The truth is, rape or not, you and I are already victims, ladies. And we have come face to face with our perpetrator, countless number of times. We may have seen him… on the bus to school, or at the mall lurking outside Wills Lifestyle, or two cubicles away from us at work… or maybe even at home. We are all too familiar with this faceless man, black holes swimming in the jaundiced whites of his eyes – watching, not gazing… sucking female form into its vortexes, as we scramble to hide our breasts away… behind our clothes, our books, our bags, our arms.
We all have stories of the man. We bond collectively through these stories, applauding each other’s courage while gasping and raising eyebrows at the nerve of this man who feels no shame in taunting, slapping, groping, unzipping, or even ejaculating in public.

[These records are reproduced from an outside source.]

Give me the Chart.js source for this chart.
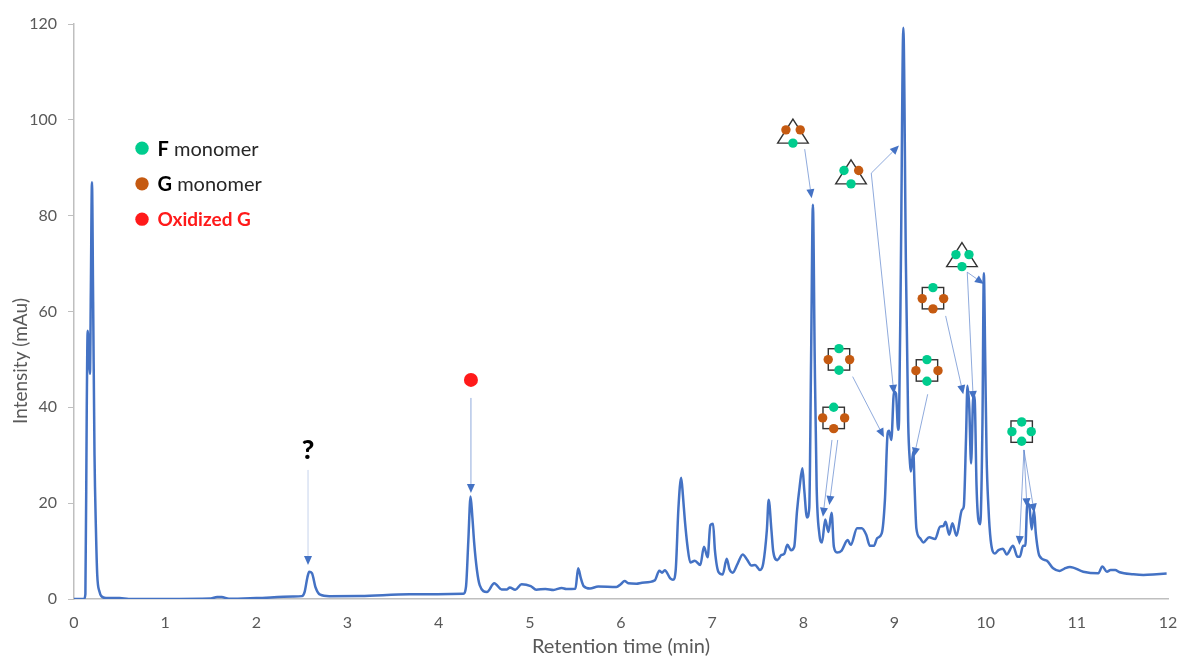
<!DOCTYPE html>
<html>
<head>
<meta charset="utf-8">
<title>Chromatogram</title>
<style>
  html, body { margin: 0; padding: 0; background: #fff; }
  #wrap { width: 1180px; height: 657px; }
</style>
<script src="https://cdn.jsdelivr.net/npm/chart.js@4/dist/chart.umd.min.js"></script>
</head>
<body>
<div id="wrap"><canvas id="myChart" width="1180" height="657"></canvas></div>
<script>
const xTicks = [0, 1, 2, 3, 4, 5, 6, 7, 8, 9, 10, 11, 12];
const yTicks = [0, 20, 40, 60, 80, 100, 120];

// retention time (min)
const times = [
  0, 0.11, 0.125, 0.14, 0.15, 0.165, 0.175, 0.185, 0.197, 0.21, 0.225, 0.24, 0.255, 0.28, 0.3, 0.35, 0.5, 0.6, 1.0, 1.5,
  1.57, 1.62, 1.7, 2.0, 2.4, 2.5, 2.53, 2.56, 2.58, 2.61, 2.65, 2.7, 2.8, 3.14, 3.68, 4.27, 4.3, 4.325, 4.35, 4.37,
  4.39, 4.42, 4.45, 4.53, 4.61, 4.69, 4.75, 4.78, 4.84, 4.91, 5.01, 5.07, 5.17, 5.26, 5.35, 5.4, 5.5, 5.53, 5.56, 5.59,
  5.66, 5.75, 5.95, 5.997, 6.04, 6.08, 6.17, 6.23, 6.37, 6.42, 6.45, 6.48, 6.54, 6.57, 6.6, 6.63, 6.66, 6.68, 6.7, 6.73,
  6.76, 6.81, 6.87, 6.91, 6.95, 6.98, 7.01, 7.03, 7.07, 7.115, 7.16, 7.19, 7.225, 7.28, 7.335, 7.38, 7.43, 7.47, 7.525, 7.56,
  7.6, 7.62, 7.65, 7.67, 7.715, 7.76, 7.79, 7.825, 7.865, 7.9, 7.93, 7.96, 7.99, 8.01, 8.04, 8.065, 8.085, 8.105, 8.125, 8.146,
  8.175, 8.205, 8.24, 8.275, 8.31, 8.335, 8.37, 8.42, 8.486, 8.52, 8.59, 8.64, 8.69, 8.73, 8.775, 8.81, 8.86, 8.895, 8.925, 8.94,
  8.965, 8.995, 9.016, 9.04, 9.05, 9.07, 9.097, 9.125, 9.15, 9.17, 9.18, 9.206, 9.22, 9.24, 9.28, 9.317, 9.38, 9.445, 9.5, 9.535,
  9.56, 9.6, 9.635, 9.68, 9.74, 9.76, 9.785, 9.8, 9.82, 9.84, 9.865, 9.88, 9.9, 9.92, 9.94, 9.965, 9.98, 9.995, 10.01, 10.03,
  10.055, 10.1, 10.14, 10.19, 10.23, 10.3, 10.35, 10.375, 10.41, 10.435, 10.457, 10.48, 10.505, 10.53, 10.55, 10.59, 10.67, 10.74, 10.81, 10.86,
  10.925, 11.07, 11.235, 11.28, 11.33, 11.37, 11.42, 11.47, 11.62, 11.73, 11.875, 11.985
];

// intensity (mAu)
const intensity = [
  0, 0, 1, 40, 56, 50, 47, 65, 87, 62, 30, 15, 5, 1.5, 0.6, 0.2, 0.2, 0, 0, 0.1,
  0.4, 0.4, 0.05, 0.2, 0.5, 0.6, 1.5, 4.5, 5.7, 5.4, 2.4, 0.9, 0.6, 0.63, 0.97, 1.1, 2.6, 12, 21.4, 17,
  11.6, 6, 2.9, 1.46, 3.3, 2, 2, 2.4, 1.95, 3.1, 2.7, 1.95, 2.1, 1.9, 2.3, 2.1, 2.15, 6.4, 4.3, 2.7,
  2.2, 2.6, 2.5, 3.1, 3.76, 3.3, 3.2, 3.4, 3.9, 5.9, 5.5, 6, 4.3, 4, 6.05, 19, 25.3, 21.4, 16.5, 10.9,
  7.6, 8, 7.1, 10.9, 8.7, 15.4, 15.7, 10.2, 5.6, 5.1, 8.4, 6.2, 5.5, 7.4, 9.3, 8.3, 7, 7.1, 6.05, 7.4,
  14.4, 20.7, 14.4, 9.9, 8.1, 9.2, 9.4, 11.3, 10.2, 10.9, 18.2, 23.5, 27.3, 22.8, 17, 19, 50, 82.3, 50, 23.4,
  13.7, 11.8, 16.6, 14, 18, 10.9, 9.7, 10.1, 12.3, 11.3, 14.75, 14.75, 13.4, 11.1, 11.1, 12.7, 13.7, 20.7, 34.6, 35.1,
  33.2, 43.3, 42.9, 35.3, 37.4, 70, 119.2, 70, 37, 28.3, 26.6, 30.8, 23.5, 14.75, 12.7, 11.8, 12.9, 12.5, 15.1, 15.2,
  16.1, 13.4, 15.8, 13.2, 18.6, 19.3, 33.9, 44.5, 40, 28.3, 42.6, 41.5, 23.5, 16.5, 15.6, 37, 68, 50, 30, 19.3,
  12.3, 9.5, 10.2, 10.5, 9.3, 11.1, 8.8, 8.8, 11.1, 11.1, 20, 19.3, 14.5, 18.6, 13.7, 9, 8, 6.4, 5.85, 6.3,
  6.7, 5.7, 5.36, 6.8, 5.7, 6.05, 6.05, 5.57, 5.15, 5, 5.15, 5.3
];

// annotation markers, in axis units [min, mAu]
const greenDots = [
  [7.886, 95.14], [8.446, 89.42], [8.523, 86.64], [9.674, 71.88], [9.817, 71.88], [9.74, 69.37], [9.422, 64.99], [8.391, 52.25],
  [8.391, 47.75], [8.333, 40.02], [9.356, 49.96], [9.356, 45.45], [10.395, 36.95], [10.395, 32.92], [10.288, 34.93], [10.5, 34.93]
];
const brownDots = [
  [7.809, 97.91], [7.966, 97.91], [8.607, 89.42], [9.304, 62.69], [9.539, 62.69], [9.422, 60.54], [8.273, 49.96],
  [8.508, 49.96], [8.212, 37.79], [8.453, 37.79], [8.333, 35.55], [9.235, 47.66], [9.477, 47.66]
];
const redDots = [[4.354, 45.72]];
const legendLabels = [
  ["F", " monomer", "#00CC8E"],
  ["G", " monomer", "#C55A11"],
  ["Oxidized G", "", "#FF1A1A"]
];
const legendDots = [[0.746, 94.09], [0.746, 86.64], [0.746, 79.27]];

const triangles = [[7.886, 95.14], [8.523, 86.64], [9.74, 69.37]];
const squares = [[9.422, 62.78], [8.391, 50.0], [8.333, 37.79], [9.356, 47.7], [10.395, 34.93]];

// from x, from y, to x, to y
const arrows = [
  [2.567, 26.93, 2.567, 7.1],
  [4.354, 41.96, 4.354, 22.13],
  [8.015, 93.88, 8.091, 83.65],
  [8.745, 88.87, 9.049, 94.63],
  [8.745, 88.87, 8.994, 42.8],
  [9.798, 68.2, 9.981, 65.76],
  [9.798, 68.2, 9.864, 41.54],
  [9.561, 59.08, 9.754, 42.73],
  [8.541, 46.41, 8.884, 33.76],
  [8.314, 33.19, 8.215, 17.18],
  [8.377, 33.19, 8.285, 19.62],
  [9.364, 42.73, 9.214, 29.71],
  [10.42, 31.11, 10.369, 11.27],
  [10.42, 31.11, 10.453, 19.14],
  [10.42, 31.11, 10.533, 18.02]
];

function toPoints(list) {
  return list.map(function (p) {
    return { x: p[0], y: p[1] };
  });
}

function dotDataset(list, color, radius) {
  return {
    data: toPoints(list),
    showLine: false,
    pointRadius: radius,
    pointBackgroundColor: color,
    pointBorderWidth: 0,
  };
}

function drawArrow(ctx, x0, y0, x1, y1, pale) {
  const angle = Math.atan2(y1 - y0, x1 - x0);
  const len = 9;
  const wide = 4;
  const bx = x1 - Math.cos(angle) * len;
  const by = y1 - Math.sin(angle) * len;
  ctx.strokeStyle = pale ? "rgba(68,114,196,0.3)" : "rgba(68,114,196,0.6)";
  ctx.lineWidth = 1;
  ctx.beginPath();
  ctx.moveTo(x0, y0);
  ctx.lineTo(bx, by);
  ctx.stroke();
  ctx.fillStyle = "#4472C4";
  ctx.beginPath();
  ctx.moveTo(x1, y1);
  ctx.lineTo(bx - Math.sin(angle) * wide, by + Math.cos(angle) * wide);
  ctx.lineTo(bx + Math.sin(angle) * wide, by - Math.cos(angle) * wide);
  ctx.closePath();
  ctx.fill();
}

// glyph outlines go under the dots
const glyphOutlines = {
  id: "glyphOutlines",
  beforeDatasetsDraw(chart) {
    const ctx = chart.ctx;
    const xs = chart.scales.x;
    const ys = chart.scales.y;
    ctx.save();
    ctx.strokeStyle = "#333333";
    ctx.lineWidth = 1.4;
    triangles.forEach(function (t) {
      const cx = xs.getPixelForValue(t[0]);
      const cy = ys.getPixelForValue(t[1]);
      ctx.beginPath();
      ctx.moveTo(cx, cy - 24);
      ctx.lineTo(cx + 15.3, cy);
      ctx.lineTo(cx - 15.3, cy);
      ctx.closePath();
      ctx.stroke();
    });
    squares.forEach(function (s) {
      const cx = xs.getPixelForValue(s[0]);
      const cy = ys.getPixelForValue(s[1]);
      ctx.strokeRect(cx - 10.7, cy - 10.7, 21.4, 21.4);
    });
    ctx.restore();
  },
};

// arrows and the free text of the figure
const figureNotes = {
  id: "figureNotes",
  afterDatasetsDraw(chart) {
    const ctx = chart.ctx;
    const xs = chart.scales.x;
    const ys = chart.scales.y;
    ctx.save();
    arrows.forEach(function (a, i) {
      drawArrow(
        ctx,
        xs.getPixelForValue(a[0]),
        ys.getPixelForValue(a[1]),
        xs.getPixelForValue(a[2]),
        ys.getPixelForValue(a[3]),
        i === 0
      );
    });

    ctx.textBaseline = "middle";
    ctx.textAlign = "left";
    legendLabels.forEach(function (item, i) {
      const x = xs.getPixelForValue(legendDots[i][0]) + 15.5;
      const y = ys.getPixelForValue(legendDots[i][1]) + 1;
      const isRed = item[1] === "";
      ctx.fillStyle = isRed ? "#FF1A1A" : "#000000";
      ctx.font = isRed ? "bold 19px Lato" : "bold 20px Lato";
      ctx.fillText(item[0], x, y);
      if (!isRed) {
        const w = ctx.measureText(item[0]).width;
        ctx.font = "20px Lato";
        ctx.fillStyle = "#262626";
        ctx.fillText(item[1], x + w, y);
      }
    });

    ctx.textAlign = "center";
    ctx.fillStyle = "#000000";
    ctx.font = "900 27px Lato";
    ctx.fillText("?", xs.getPixelForValue(2.567), ys.getPixelForValue(31.1));

    // y title sits lower than the axis centre in the original
    ctx.translate(21, 361);
    ctx.rotate(-Math.PI / 2);
    ctx.fillStyle = "#595959";
    ctx.font = "19px Lato";
    ctx.fillText("Intensity (mAu)", 0, 0);
    ctx.restore();
  },
};

const chromatogram = times.map(function (t, i) {
  return { x: t, y: intensity[i] };
});

new Chart(document.getElementById("myChart"), {
  type: "scatter",
  data: {
    datasets: [
      {
        data: chromatogram,
        showLine: true,
        borderColor: "#4472C4",
        borderWidth: 2.5,
        pointRadius: 0,
        cubicInterpolationMode: "monotone",
      },
      dotDataset(greenDots, "#00CC8E", 4.7),
      dotDataset(brownDots, "#C55A11", 4.7),
      dotDataset(redDots, "#FF1A1A", 7),
      {
        data: toPoints(legendDots),
        showLine: false,
        pointRadius: 6.7,
        pointBorderWidth: 0,
        pointBackgroundColor: legendLabels.map(function (l) {
          return l[2];
        }),
      },
    ],
  },
  plugins: [glyphOutlines, figureNotes],
  options: {
    responsive: false,
    animation: false,
    layout: { padding: { left: 0, right: 12, top: 24, bottom: 0 } },
    plugins: {
      legend: { display: false },
      tooltip: { enabled: false },
    },
    scales: {
      x: {
        type: "linear",
        min: 0,
        max: 12,
        afterBuildTicks: function (scale) {
          scale.ticks = xTicks.map(function (v) {
            return { value: v };
          });
        },
        afterFit: function (scale) {
          scale.height = 58;
        },
        border: { color: "#BFBFBF", width: 1.5 },
        // tick padding would widen the right margin, so push labels down with a hidden tick
        grid: {
          drawOnChartArea: false,
          drawTicks: true,
          tickLength: 14,
          tickColor: "rgba(0,0,0,0)",
        },
        ticks: {
          color: "#595959",
          font: { family: "Lato", size: 16 },
          padding: 0,
          maxRotation: 0,
        },
        title: {
          display: true,
          text: "Retention time (min)",
          color: "#595959",
          font: { family: "Lato", size: 20, lineHeight: 1 },
          padding: { top: 1, bottom: 0 },
        },
      },
      y: {
        type: "linear",
        min: 0,
        max: 120,
        afterBuildTicks: function (scale) {
          scale.ticks = yTicks.map(function (v) {
            return { value: v };
          });
        },
        afterFit: function (scale) {
          scale.width = 74;
        },
        border: { color: "#BFBFBF", width: 1.5 },
        grid: {
          drawOnChartArea: false,
          drawTicks: true,
          tickLength: 6,
          tickColor: "#BFBFBF",
        },
        ticks: {
          color: "#595959",
          font: { family: "Lato", size: 16 },
          padding: 11,
        },
      },
    },
  },
});
</script>
</body>
</html>
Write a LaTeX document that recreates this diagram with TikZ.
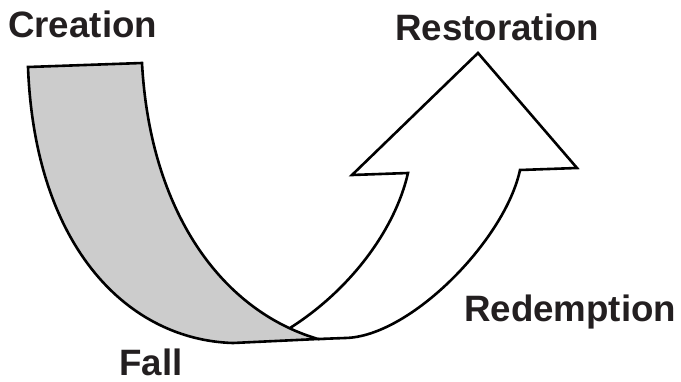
\documentclass[tikz,border=0pt]{standalone}
\usepackage{fontspec}
\setmainfont{Liberation Sans}
\definecolor{bandgrey}{HTML}{CCCCCC}
\definecolor{inkc}{HTML}{231F20}
\begin{document}
\begin{tikzpicture}[x=1pt,y=-1pt,
  outline/.style={draw=black,line width=2.6pt,line join=miter},
  lbl/.style={anchor=base west,inner sep=0pt,text=inkc,font=\fontsize{36.7}{40}\selectfont\bfseries}]
\useasboundingbox (0,0) rectangle (681,381);
% grey band (Creation -> Fall)
\path[outline,fill=bandgrey] (28,67) -- (142,63)
  .. controls (150,210) and (220,310) .. (318,339)
  -- (233,343)
  .. controls (130,340) and (35,250) .. (28,67) -- cycle;
% white arrow (Redemption -> Restoration)
\path[outline] (290,328)
  .. controls (350,290) and (395,230) .. (408,173)
  -- (352,175) -- (478,53) -- (577,168) -- (520,170)
  .. controls (505,240) and (410,337) .. (345,338) -- (318,339);
\node[lbl] (creation) at (8,37) {Creation};
\node[lbl] (restoration) at (395,40) {Restoration};
\node[lbl] (redemption) at (464,321.5) {Redemption};
\node[lbl] (fall) at (119,375) {Fall};
\end{tikzpicture}
\end{document}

But what worries me is that we look back on these… and laugh.
Isn’t it strange that the first time we are molested in public, it is considered as some crazed rite of passage to a world of womanhood where we have to fight for the right to own our own bodies? How did this happen? Who is responsible for this? Everybody has their own answer to this question, and the blame game will continue. Yet we all know who the enemy is.
We need to mourn the day we first met this man, before we mourn for his victims.